Serviços financeiros sobem um degrau
Para além da separação das queixas pelos principais sectores, a associação de defesa do consumidor passou a identificar as empresas mais reclamadas, as que se destacam negativamente em situações concretas e a atribuir ainda algumas “menções desonrosas”, por entender que “isso responsabiliza mais as infractoras”, até agora “protegidas” pela agregação no respectivo sector.
As duas menções desonrosas foram dadas à CP, pela “[má] qualidade do serviço prestado, onde se incluem “atrasos e supressões e a relação com os clientes” e aos CTT, pela “[má] qualidade do serviço e incumprimento dos prazos”.
Relativamente às queixas por sectores, a campeão das queixas voltou a ser o das telecomunicações, com 34.956 reclamações, o peso das quais a recair, pela ordem, sobre a Meo, a Nos, a Vodafone e a Nowo. A destacar-se como “o pior” surge a Meo, pela cobrança de um euro pela factura em papel, e a Nowo, no caso do cancelamento do serviço de SportTV, situações denunciadas pela Deco. No geral, “as práticas mais reclamadas são relativas ao período de fidelização, facturação, práticas comerciais desleais e dificuldade no cancelamento do contrato”.
O comércio manteve o segundo lugar, com 25.345 relatos. Aqui a associação não discrimina as entidades mais visadas, por existir uma grande dispersão de queixas. O maior número de relatos é relativo a “problemas para accionar a garantia, incumprimento dos prazos de entrega, falta de informação e práticas desleais nas promoções e incumprimento dos prazos no direito de livre resolução no caso das vendas em linha [online]”. O destaque pelo “pior” vai para “o crescimento das reclamações, sobretudo nas vendas em linha, da Worten” e para “pequenos retalhistas na sua desresponsabilização” relativamente ao accionamento de garantias, enquanto “os grandes distribuidores invocam sempre o mau uso por parte do consumidor”.
Os serviços financeiros sobem do quarto para o terceiro lugar: 19.249 registos. A Caixa Geral de Depósitos e a Wizink (cartões de crédito e crédito ao consumo), são as entidades mais reclamadas, e a classificação de “pior” vai para as comissões bancárias, designadamente “o aumento do valor e a redução drástica das isenções do pagamento e produtos financeiros”, e “a falta de clareza na informação prestada aos consumidores mais vulneráveis, os seniores”.
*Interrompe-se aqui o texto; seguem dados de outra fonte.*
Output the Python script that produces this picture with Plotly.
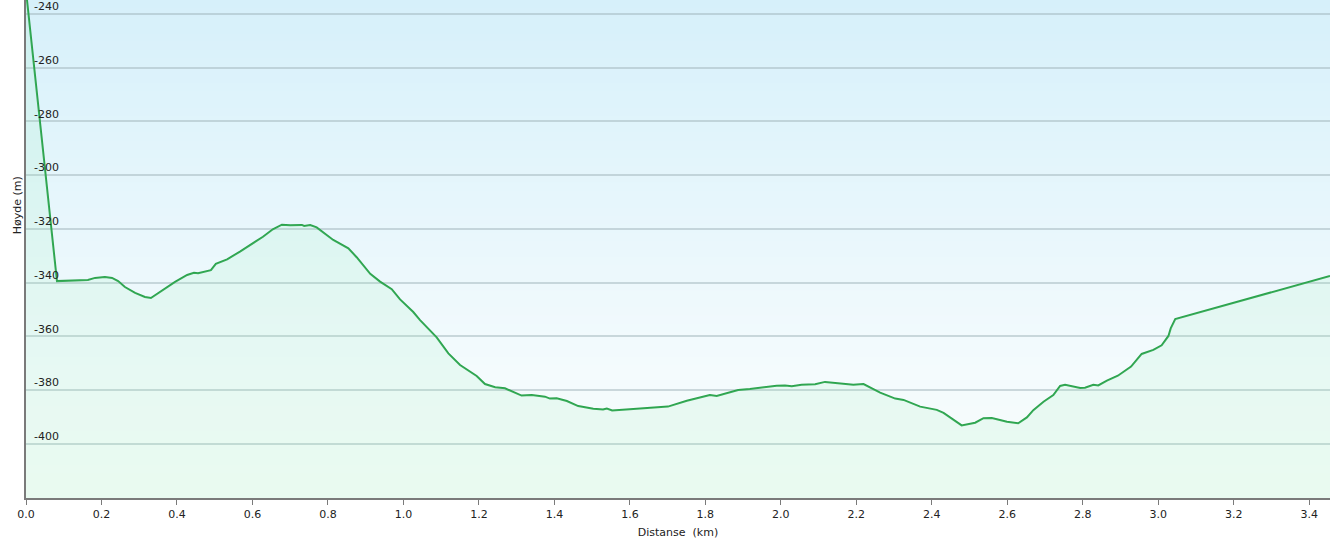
import plotly.graph_objects as go

# Distance (km) and elevation (m)
distance_km = [0.0, 0.082, 0.164, 0.183, 0.209, 0.228, 0.244, 0.262, 0.289, 0.315,
               0.331, 0.355, 0.395, 0.427, 0.445, 0.456, 0.490, 0.503, 0.533, 0.567,
               0.607, 0.628, 0.654, 0.678, 0.700, 0.731, 0.737, 0.753, 0.770, 0.788,
               0.814, 0.854, 0.876, 0.912, 0.938, 0.969, 0.991, 1.026, 1.044, 1.088,
               1.119, 1.150, 1.172, 1.194, 1.216, 1.243, 1.269, 1.296, 1.313, 1.340,
               1.375, 1.388, 1.406, 1.433, 1.463, 1.503, 1.529, 1.539, 1.553, 1.600,
               1.645, 1.701, 1.751, 1.786, 1.812, 1.830, 1.857, 1.887, 1.918, 1.945,
               1.989, 2.011, 2.029, 2.055, 2.091, 2.117, 2.148, 2.192, 2.219, 2.263,
               2.303, 2.325, 2.369, 2.413, 2.431, 2.479, 2.515, 2.537, 2.559, 2.599,
               2.629, 2.652, 2.669, 2.696, 2.722, 2.740, 2.753, 2.793, 2.806, 2.828,
               2.841, 2.864, 2.893, 2.928, 2.956, 2.987, 3.009, 3.027, 3.033, 3.045,
               3.455]
elevation_m = [-231.4, -339.4, -339.0, -338.2, -337.9, -338.2, -339.4, -341.6, -343.8, -345.3,
               -345.7, -343.4, -339.7, -337.1, -336.3, -336.5, -335.3, -333.0, -331.3, -328.4,
               -324.7, -322.9, -320.1, -318.4, -318.6, -318.5, -318.9, -318.5, -319.4, -321.2,
               -324.1, -327.2, -330.5, -336.7, -339.6, -342.4, -346.2, -350.9, -353.9, -360.3,
               -366.3, -370.6, -372.7, -374.7, -377.7, -378.9, -379.3, -380.9, -382.0, -381.8,
               -382.4, -383.1, -383.0, -384.0, -385.9, -386.9, -387.2, -386.8, -387.5, -387.1,
               -386.7, -386.1, -383.9, -382.6, -381.8, -382.1, -381.1, -379.9, -379.5, -379.0,
               -378.3, -378.2, -378.5, -378.0, -377.8, -376.9, -377.4, -378.0, -377.7, -380.9,
               -383.1, -383.6, -386.1, -387.3, -388.4, -393.1, -392.1, -390.4, -390.3, -391.7,
               -392.3, -390.1, -387.4, -384.3, -381.8, -378.4, -378.0, -379.2, -379.1, -378.0,
               -378.2, -376.4, -374.6, -371.2, -366.5, -365.0, -363.3, -359.8, -357.0, -353.5,
               -337.5]

x_ticks = [0.0, 0.2, 0.4, 0.6, 0.8, 1.0, 1.2, 1.4, 1.6, 1.8, 2.0, 2.2, 2.4, 2.6, 2.8, 3.0, 3.2, 3.4]
y_ticks = [-240, -260, -280, -300, -320, -340, -360, -380, -400]

X_RANGE = [0, 3.455]
Y_RANGE = [-420.1, -234.8]
FONT = "DejaVu Sans"
TXT = "#222"
AXC = "#7a7a7a"

fig = go.Figure()
# Fill under the line down to the axis bottom (on an overlaid y axis with the same range)
fig.add_trace(go.Scatter(
    x=distance_km + [distance_km[-1], distance_km[0]],
    y=elevation_m + [Y_RANGE[0], Y_RANGE[0]],
    mode="none", fill="toself", fillcolor="rgba(150,238,180,0.13)",
    hoverinfo="skip", showlegend=False, yaxis="y2",
))
fig.add_trace(go.Scatter(
    x=distance_km, y=elevation_m, mode="lines",
    line=dict(color="#2ba24c", width=2),
    hoverinfo="skip", showlegend=False,
))

# vertical background gradient (blue at top to near white)
def lerp(c1, c2, t):
    return tuple(round(a + (b - a) * t) for a, b in zip(c1, c2))

top = (214, 240, 250)
mid = (244, 251, 253)
bot = (246, 252, 250)
shapes = []
n = 60
for i in range(n):
    y0 = i / n
    y1 = (i + 1) / n
    yc = (y0 + y1) / 2  # 0 bottom, 1 top
    if yc > 0.25:
        c = lerp(mid, top, (yc - 0.25) / 0.75)
    else:
        c = lerp(bot, mid, yc / 0.25)
    shapes.append(dict(type="rect", xref="paper", yref="paper", x0=0, x1=1,
                       y0=y0, y1=y1 + 0.002, line=dict(width=0),
                       fillcolor="rgb(%d,%d,%d)" % c, layer="below"))

fig.update_layout(
    width=1330, height=545,
    margin=dict(l=26, r=0, t=0, b=47),
    paper_bgcolor="white",
    plot_bgcolor="rgba(0,0,0,0)",
    font=dict(family=FONT, size=11, color=TXT),
    shapes=shapes,
    xaxis=dict(
        range=X_RANGE, tickmode="array", tickvals=x_ticks,
        ticktext=["%.1f" % v for v in x_ticks],
        showgrid=False, zeroline=False,
        showline=True, linecolor=AXC, linewidth=2,
        ticks="outside", ticklen=5, tickcolor=AXC, tickwidth=1,
        tickfont=dict(family=FONT, size=11, color=TXT),
        title=dict(text="Distanse\u00a0 (km)", font=dict(family=FONT, size=11, color=TXT), standoff=8),
    ),
    yaxis=dict(
        range=Y_RANGE, tickmode="array", tickvals=y_ticks,
        showticklabels=False,
        showgrid=True, gridcolor="rgba(160,180,186,0.5)", gridwidth=2,
        zeroline=False,
        showline=True, linecolor=AXC, linewidth=2,
        ticks="",
    ),
    # tick labels drawn just right of the left axis line, above each gridline
    yaxis2=dict(
        overlaying="y", anchor="free", position=0, side="right",
        range=Y_RANGE, tickmode="array", tickvals=y_ticks,
        ticktext=[str(v) for v in y_ticks],
        showgrid=False, zeroline=False, showline=False, ticks="",
        ticklabelposition="outside top", ticklabelstandoff=7,
        tickfont=dict(family=FONT, size=11, color=TXT),
    ),
    annotations=[dict(
        text="Høyde (m)", xref="paper", yref="paper",
        x=-0.0069, y=0.588, xanchor="center", yanchor="middle",
        textangle=-90, showarrow=False,
        font=dict(family=FONT, size=11, color=TXT),
    )],
)

fig.write_html(
    "out.html",
    config={"displayModeBar": False},
    post_script="document.body.style.margin='0';document.body.style.overflow='hidden';",
)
Naquilo a que o jurista da Deco chama de regresso de “velhas” queixas, que fazem recuar a práticas abusivas e comportamentos anteriores a 2008 e 2009, estão “a falta de informação sobre crédito à habitação, falta de informação sobre exclusão, franquias, valor da indemnização na área dos seguros”.
O sector da energia e da água, com 16.981 queixas, caiu do terceiro para o quarto lugar, com maior incidência nas matérias relativas a facturação e prescrição de valores a cobrar, consumos excessivos, dupla facturação, práticas comerciais desleais na mudança de comercializador, atraso no envio da factura.
As entidades mais visadas foram, na energia, a EDP Comercial, a Endesa, a Galp On, a Goldenergy e Iberdrola. A merecer o selo de “pior” da Deco está “o atraso no envio da factura por parte da Galp e práticas comerciais desleais da Endesa e Iberdrola, e Powerpack da Endesa”, com informação enganosa aos clientes nos contactos porta-a-porta e por telefone.
Na água, foi “a falta de informação sobre as facturas, prescrição e recurso à execução fiscal para pagamento das facturas” que se destacaram.